Put simply, as the cost-of-living swells, a portfolio’s real returns decline. This is of particular concern to retirees living on a fixed income.
Rising prices also impact corporate profits, so in general, rapidly rising inflation and persistently elevated inflation levels are usually negative for stocks. For example, between 1973 and 1981, inflation rose by more than 9% a year. During the same period, the S&P 500 shed about 4% annually.
Through this period, the traditional 60/40 portfolio (60% stocks/40% bonds) was down 19.4% year-to-date through the end of August, on track for its worst year since 1936, its worst performance in decades. Thus, investors are increasingly considering different strategies and portfolio adjustments.
So what are your options?
Treasury Inflation-Protected Securities (TIPS): TIPS are designed to protect your investment from inflation. The U.S. Treasury sells TIPS and annually adjusts their par value to track inflation. This increases the interest payments investors enjoy and ensures your purchasing power isn’t eroded. However, these investments will not necessarily provide capital appreciation, and interest payments will decrease as inflation falls.
Value Stocks: Companies that appear to be trading at a low price relative to their fundamentals (dividends, earnings, sales, book value, etc.). These companies, often in industries such as the financial and consumer staples sectors, may be less affected by inflation and/or tend to have pricing power.
Dividend-Paying Stocks: Companies that can pay a hefty dividend, at or near the rate of inflation, help offset the erosion in buying power. There are lists of ‘dividend darlings’ or companies with very high dividend yield. However, on balance, many dividend-paying stocks can be sensitive to interest rate fluctuations and inflation, while some may be forced in time of economic stress to reduce or cut their dividends altogether.
Real Estate: Another tried-and-true inflation hedge is real estate given it’s necessity (which lends itself to the ability to rent it) and scarcity—as the saying goes, “they aren’t making any more of it.” Rates of rental growth generally increase over time as populations increase and supply of new property typically declines in times of high inflation. The scarcity itself helps to drive appreciation of land and developed real estate. Generally speaking, high rates of inflation increase building costs, which drive prices higher for new properties, thus pulling prices of existing properties higher. Lastly, real estate does not typically correlate too closely with bonds or stocks.
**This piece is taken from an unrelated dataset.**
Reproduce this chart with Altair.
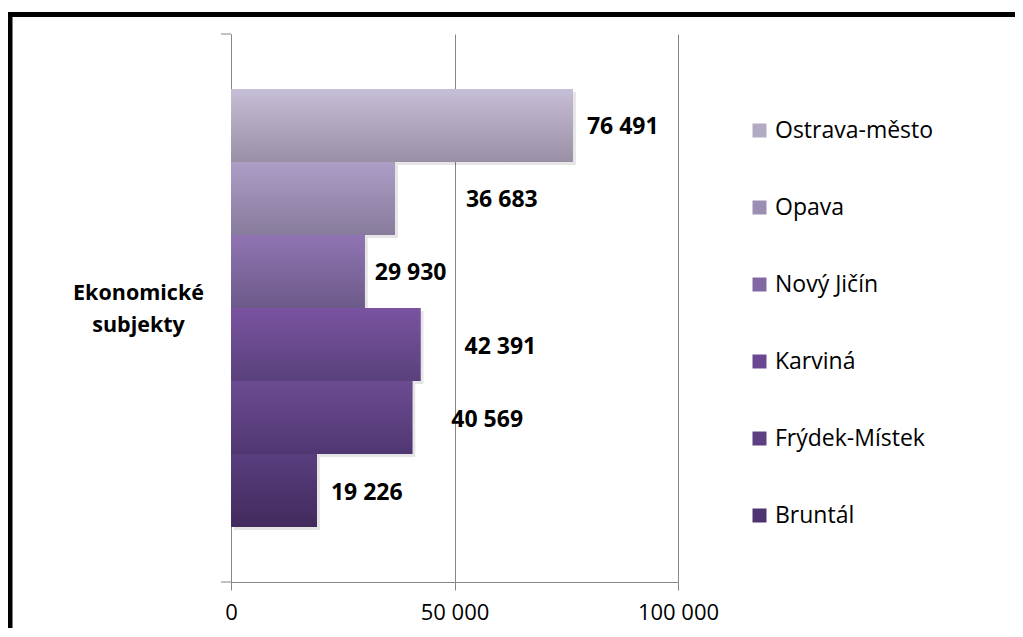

Hard Assets – Gold, Silver, Other Metals, Diamonds & Gemstones, Fine art, Collectibles: Gold is heralded as “the inflation hedge”, as it has intrinsic value (never goes to zero), does not corrode like Silver, has many industrial and commercial uses, and has served both as currency and as the underlying value against which currencies have been based for millennia. Silver, Platinum, Palladium and other metals can serve as an inflation hedge and investable asset given they too have industrial and commercial uses. Diamonds and gemstones tend to retain their value and can serve as a means of exchange when currencies or economies collapse and chaos ensues. Fine art and other collectibles (cars, jewelry, antiques, memorabilia, etc.) can be a store of value when inflation eats away at a currency.
Option-Based Strategies, like Hedged Equity: The universe of hedged equity strategies is pretty vast, but in general, hedged equity refers to investment strategies that invest in equity securities and seek to provide some hedge against losses. The objective for investors in time of high inflation, who cannot know when inflation will subside or when the equity markets will begin to price in a recovery, is to remain invested to seek whatever gains they can to offset erosion of purchasing power.
Persistently elevated rates of inflation can be troublesome for nearly any investment, but stocks have held their own versus other asset classes in such scenarios and can be one of the first to rise out of the ashes of an economic downturn.
A hedged equity strategy that provides exposure to a broad index, like the S&P 500, Russell 2000 or EAFE, can help mitigate single stock or sector risk. Then, based on how the hedging is executed, the hedged equity strategy may experience less volatility and overall drawdown risk than the underlying equity index, thereby benefiting the investor through the math behind investment returns.